Acostumbro a leer literatura de noche hasta quedarme dormido, pero con El extranjero de Albert Camus fue distinto. Lo abandoné una noche, para retomarlo de día, a primera hora de la alborada. Y entonces no lo continué, sino que lo empecé desde la primera línea, porque quería disfrutar con atención toda la economía de palabras de este premio Nobel. Quería estar bien despierto para que no se me escapara esa lacónica elocuencia del escritor argelino. Su capacidad para comunicar mucho con la menor cantidad de palabras es fascinante: frases cortas, simples, sin rebuscamientos, tan objetivas como las de un buen reportero, pero también tan literarias como las de un gran novelista.
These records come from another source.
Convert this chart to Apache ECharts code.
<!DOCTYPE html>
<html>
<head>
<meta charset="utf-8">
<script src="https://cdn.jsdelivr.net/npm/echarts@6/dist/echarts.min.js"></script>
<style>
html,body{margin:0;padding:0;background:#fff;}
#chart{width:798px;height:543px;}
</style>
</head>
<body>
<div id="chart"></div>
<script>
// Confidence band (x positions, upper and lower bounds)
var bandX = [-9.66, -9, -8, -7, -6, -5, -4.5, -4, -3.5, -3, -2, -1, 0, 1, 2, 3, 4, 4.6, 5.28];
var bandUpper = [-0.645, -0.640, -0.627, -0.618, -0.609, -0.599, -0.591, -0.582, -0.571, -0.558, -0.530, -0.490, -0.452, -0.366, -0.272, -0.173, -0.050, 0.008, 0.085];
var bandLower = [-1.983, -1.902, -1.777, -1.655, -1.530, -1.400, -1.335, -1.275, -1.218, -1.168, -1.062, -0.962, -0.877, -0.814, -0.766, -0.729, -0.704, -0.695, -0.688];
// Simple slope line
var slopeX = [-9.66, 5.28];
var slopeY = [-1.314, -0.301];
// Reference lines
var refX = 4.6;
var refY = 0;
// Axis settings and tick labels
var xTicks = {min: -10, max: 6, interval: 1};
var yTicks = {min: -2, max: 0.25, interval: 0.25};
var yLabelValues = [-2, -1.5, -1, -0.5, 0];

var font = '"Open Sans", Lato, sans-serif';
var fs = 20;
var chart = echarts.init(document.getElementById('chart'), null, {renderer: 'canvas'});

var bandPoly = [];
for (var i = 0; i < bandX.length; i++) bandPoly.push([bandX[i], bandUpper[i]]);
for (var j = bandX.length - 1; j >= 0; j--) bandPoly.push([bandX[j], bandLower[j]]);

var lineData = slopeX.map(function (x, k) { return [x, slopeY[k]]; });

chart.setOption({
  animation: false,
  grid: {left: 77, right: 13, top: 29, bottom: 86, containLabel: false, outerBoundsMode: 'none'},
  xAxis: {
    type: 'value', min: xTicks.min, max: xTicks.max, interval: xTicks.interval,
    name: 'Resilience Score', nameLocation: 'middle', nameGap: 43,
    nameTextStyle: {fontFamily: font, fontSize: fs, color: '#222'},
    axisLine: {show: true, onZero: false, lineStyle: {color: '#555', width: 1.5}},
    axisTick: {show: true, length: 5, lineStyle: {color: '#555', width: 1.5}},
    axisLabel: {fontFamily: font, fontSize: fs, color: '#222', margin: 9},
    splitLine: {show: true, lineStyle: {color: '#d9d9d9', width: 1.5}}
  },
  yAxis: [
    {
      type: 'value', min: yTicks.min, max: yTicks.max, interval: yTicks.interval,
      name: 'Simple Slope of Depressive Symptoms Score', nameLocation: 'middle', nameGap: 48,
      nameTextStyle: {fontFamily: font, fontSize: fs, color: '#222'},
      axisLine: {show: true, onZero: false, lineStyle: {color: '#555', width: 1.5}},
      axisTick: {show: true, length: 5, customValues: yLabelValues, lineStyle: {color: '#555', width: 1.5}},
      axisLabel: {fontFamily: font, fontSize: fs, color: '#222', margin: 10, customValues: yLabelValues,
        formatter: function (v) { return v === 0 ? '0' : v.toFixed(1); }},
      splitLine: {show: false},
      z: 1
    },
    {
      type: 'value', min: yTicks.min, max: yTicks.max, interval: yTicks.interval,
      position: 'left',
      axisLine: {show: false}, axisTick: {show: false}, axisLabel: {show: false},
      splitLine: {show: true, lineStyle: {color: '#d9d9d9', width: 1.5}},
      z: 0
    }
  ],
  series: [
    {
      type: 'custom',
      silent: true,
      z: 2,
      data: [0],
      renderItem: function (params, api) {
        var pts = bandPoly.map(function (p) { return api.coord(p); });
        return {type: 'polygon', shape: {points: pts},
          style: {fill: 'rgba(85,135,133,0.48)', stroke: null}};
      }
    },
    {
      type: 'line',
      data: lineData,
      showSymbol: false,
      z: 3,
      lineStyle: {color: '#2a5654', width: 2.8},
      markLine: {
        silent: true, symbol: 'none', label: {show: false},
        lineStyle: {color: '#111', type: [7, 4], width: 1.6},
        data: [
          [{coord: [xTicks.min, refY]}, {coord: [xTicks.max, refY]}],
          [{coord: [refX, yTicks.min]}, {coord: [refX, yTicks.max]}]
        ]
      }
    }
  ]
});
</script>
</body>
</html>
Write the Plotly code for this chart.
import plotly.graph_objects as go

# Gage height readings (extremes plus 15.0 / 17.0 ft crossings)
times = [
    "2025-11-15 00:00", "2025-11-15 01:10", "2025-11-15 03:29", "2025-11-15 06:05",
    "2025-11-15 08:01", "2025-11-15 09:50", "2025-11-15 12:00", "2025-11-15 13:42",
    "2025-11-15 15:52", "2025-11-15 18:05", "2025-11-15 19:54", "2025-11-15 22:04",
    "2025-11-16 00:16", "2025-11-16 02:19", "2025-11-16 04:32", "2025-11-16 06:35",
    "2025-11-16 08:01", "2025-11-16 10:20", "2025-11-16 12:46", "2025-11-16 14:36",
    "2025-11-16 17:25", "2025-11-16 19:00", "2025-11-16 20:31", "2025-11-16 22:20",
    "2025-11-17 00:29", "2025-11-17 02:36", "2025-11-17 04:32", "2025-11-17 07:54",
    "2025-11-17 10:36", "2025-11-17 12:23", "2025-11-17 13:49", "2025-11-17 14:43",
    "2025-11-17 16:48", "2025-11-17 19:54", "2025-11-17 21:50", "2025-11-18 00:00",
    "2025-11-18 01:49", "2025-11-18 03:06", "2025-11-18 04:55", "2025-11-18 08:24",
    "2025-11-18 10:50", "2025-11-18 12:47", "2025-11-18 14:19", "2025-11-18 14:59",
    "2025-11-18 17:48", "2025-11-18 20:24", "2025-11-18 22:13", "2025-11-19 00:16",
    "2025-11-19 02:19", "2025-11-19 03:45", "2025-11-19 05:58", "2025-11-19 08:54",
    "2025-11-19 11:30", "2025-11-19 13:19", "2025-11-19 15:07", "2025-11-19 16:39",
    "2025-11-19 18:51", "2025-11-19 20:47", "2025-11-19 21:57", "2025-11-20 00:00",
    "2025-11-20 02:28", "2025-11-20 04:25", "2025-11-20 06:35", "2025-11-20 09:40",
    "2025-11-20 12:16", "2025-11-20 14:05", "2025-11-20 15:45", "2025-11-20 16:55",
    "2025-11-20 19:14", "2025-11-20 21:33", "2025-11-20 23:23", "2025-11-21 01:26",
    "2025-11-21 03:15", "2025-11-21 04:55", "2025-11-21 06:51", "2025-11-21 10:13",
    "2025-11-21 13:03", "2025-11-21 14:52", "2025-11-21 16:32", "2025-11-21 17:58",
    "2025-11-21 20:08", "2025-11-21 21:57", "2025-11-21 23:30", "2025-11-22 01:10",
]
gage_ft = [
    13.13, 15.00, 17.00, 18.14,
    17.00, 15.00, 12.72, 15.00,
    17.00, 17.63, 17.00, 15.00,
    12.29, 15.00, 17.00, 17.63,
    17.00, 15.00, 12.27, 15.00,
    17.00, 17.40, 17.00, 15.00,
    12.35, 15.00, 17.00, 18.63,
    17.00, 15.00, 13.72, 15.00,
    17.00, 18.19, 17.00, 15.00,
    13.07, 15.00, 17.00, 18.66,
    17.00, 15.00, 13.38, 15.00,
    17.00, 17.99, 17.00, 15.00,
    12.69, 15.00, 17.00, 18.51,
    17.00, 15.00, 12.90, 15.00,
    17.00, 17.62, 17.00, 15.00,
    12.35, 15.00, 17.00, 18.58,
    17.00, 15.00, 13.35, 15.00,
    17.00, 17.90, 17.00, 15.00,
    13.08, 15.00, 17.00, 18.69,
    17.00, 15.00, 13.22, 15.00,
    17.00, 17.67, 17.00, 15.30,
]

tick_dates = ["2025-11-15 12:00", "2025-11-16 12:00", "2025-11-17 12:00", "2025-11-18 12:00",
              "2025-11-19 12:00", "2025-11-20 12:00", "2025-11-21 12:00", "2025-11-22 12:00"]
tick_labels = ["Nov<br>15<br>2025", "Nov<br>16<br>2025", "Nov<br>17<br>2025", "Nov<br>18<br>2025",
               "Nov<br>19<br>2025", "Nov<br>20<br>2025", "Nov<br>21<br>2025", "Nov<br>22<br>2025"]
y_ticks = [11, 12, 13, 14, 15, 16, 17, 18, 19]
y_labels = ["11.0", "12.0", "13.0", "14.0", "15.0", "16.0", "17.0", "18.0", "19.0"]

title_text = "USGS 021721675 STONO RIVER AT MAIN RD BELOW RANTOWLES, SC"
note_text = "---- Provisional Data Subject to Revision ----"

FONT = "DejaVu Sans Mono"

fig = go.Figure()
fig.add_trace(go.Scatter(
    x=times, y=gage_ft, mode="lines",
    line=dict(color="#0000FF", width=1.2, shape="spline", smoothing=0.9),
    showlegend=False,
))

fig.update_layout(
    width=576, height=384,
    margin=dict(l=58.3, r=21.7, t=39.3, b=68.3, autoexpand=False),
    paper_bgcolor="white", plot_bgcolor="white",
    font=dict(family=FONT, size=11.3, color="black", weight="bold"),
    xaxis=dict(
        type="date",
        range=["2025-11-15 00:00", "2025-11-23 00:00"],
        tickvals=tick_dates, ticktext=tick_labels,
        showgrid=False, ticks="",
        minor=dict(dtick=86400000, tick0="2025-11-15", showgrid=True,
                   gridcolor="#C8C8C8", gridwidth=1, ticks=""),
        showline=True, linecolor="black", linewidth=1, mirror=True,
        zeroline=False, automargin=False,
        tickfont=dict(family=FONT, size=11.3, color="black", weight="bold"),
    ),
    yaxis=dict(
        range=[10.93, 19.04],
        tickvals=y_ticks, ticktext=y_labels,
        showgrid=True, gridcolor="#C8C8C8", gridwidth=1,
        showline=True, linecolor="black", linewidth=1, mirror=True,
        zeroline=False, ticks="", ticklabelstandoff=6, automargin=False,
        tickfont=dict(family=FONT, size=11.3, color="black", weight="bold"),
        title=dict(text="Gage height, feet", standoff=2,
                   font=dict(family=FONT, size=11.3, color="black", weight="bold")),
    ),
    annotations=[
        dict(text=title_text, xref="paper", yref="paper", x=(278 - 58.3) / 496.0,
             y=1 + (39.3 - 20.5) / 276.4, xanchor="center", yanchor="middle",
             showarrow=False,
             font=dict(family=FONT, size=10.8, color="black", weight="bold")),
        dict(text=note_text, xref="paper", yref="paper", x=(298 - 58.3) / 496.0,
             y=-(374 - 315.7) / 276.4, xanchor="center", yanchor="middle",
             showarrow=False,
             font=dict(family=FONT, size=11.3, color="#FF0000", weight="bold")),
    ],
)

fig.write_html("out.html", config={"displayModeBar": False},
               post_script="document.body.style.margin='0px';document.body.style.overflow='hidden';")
Camus ejerció ampliamente ambos oficios.
Sus frases austeras te duelen, te rasgan el corazón como si te dieran una puñalada. Y, al mismo tiempo, inserta de vez en cuando un fragmento de poesía, como cuando describe: “por la puerta abierta, entraba un olor a noche y a flores”. Desde la primera línea, Camus establece el tono que prevalecerá a lo largo de su breve novela: “Mamá se murió hoy. O puede que ayer, no lo sé”. Esa cruda indiferencia emocional, ese desapego y total ausencia de empatía no pueden más que conmover. Hacer que duela.
No puedo decir que su prosa sea la de un notario o la de un telegrafista, porque me conmueve profundamente, pero tampoco puedo evitar pensar en ellos. El primer párrafo de Camus debe figurar en la antología de los mejores comienzos de todos los tiempos. La claridad de este escritor puede doler, indignar o hacerte reír. Es como la naturalidad del clown, cuya intención no es hacerte reír, sino ser él mismo. Y ya eso es, en sí, algo poco natural, lo que provoca risa.
Miren esto, en el funeral de su madre: “Casi todas las mujeres llevaban delantal y la cinta que lo ceñía a la cintura les marcaba más aún la tripa abombada. Nunca me había fijado en cuánta tripa pueden llegar a tener las mujeres viejas”. Ahora su manera de describir la vejez en los hombres: “Los hombres eran todos muy flacos y llevaban bastón. Lo que me llamaba la atención era que en la cara no se les veían los ojos, sino solamente una luz sin brillo en medio de un nido de arrugas”. La crueldad de la descripción ascética de la vejez es implacable, pero sigue siendo hipnótica.
Y al llegar al final, cuando el protagonista, frente a su inminente ejecución, declara con asombrosa serenidad que ha sido feliz, “y seguía siéndolo”, comprendemos que, más allá del absurdo, Camus nos confronta con la posibilidad de encontrar sentido en lo inevitable. Es una felicidad desconcertante, una aceptación cruda del destino que trasciende lo racional. Es en esa revelación donde el lector se da cuenta de que, al igual que el protagonista, hemos sido arrastrados a una reflexión profunda sobre la vida, la muerte y el significado de nuestra existencia. Camus nos obliga a mirar el vacío y, de alguna manera, hallar consuelo en él.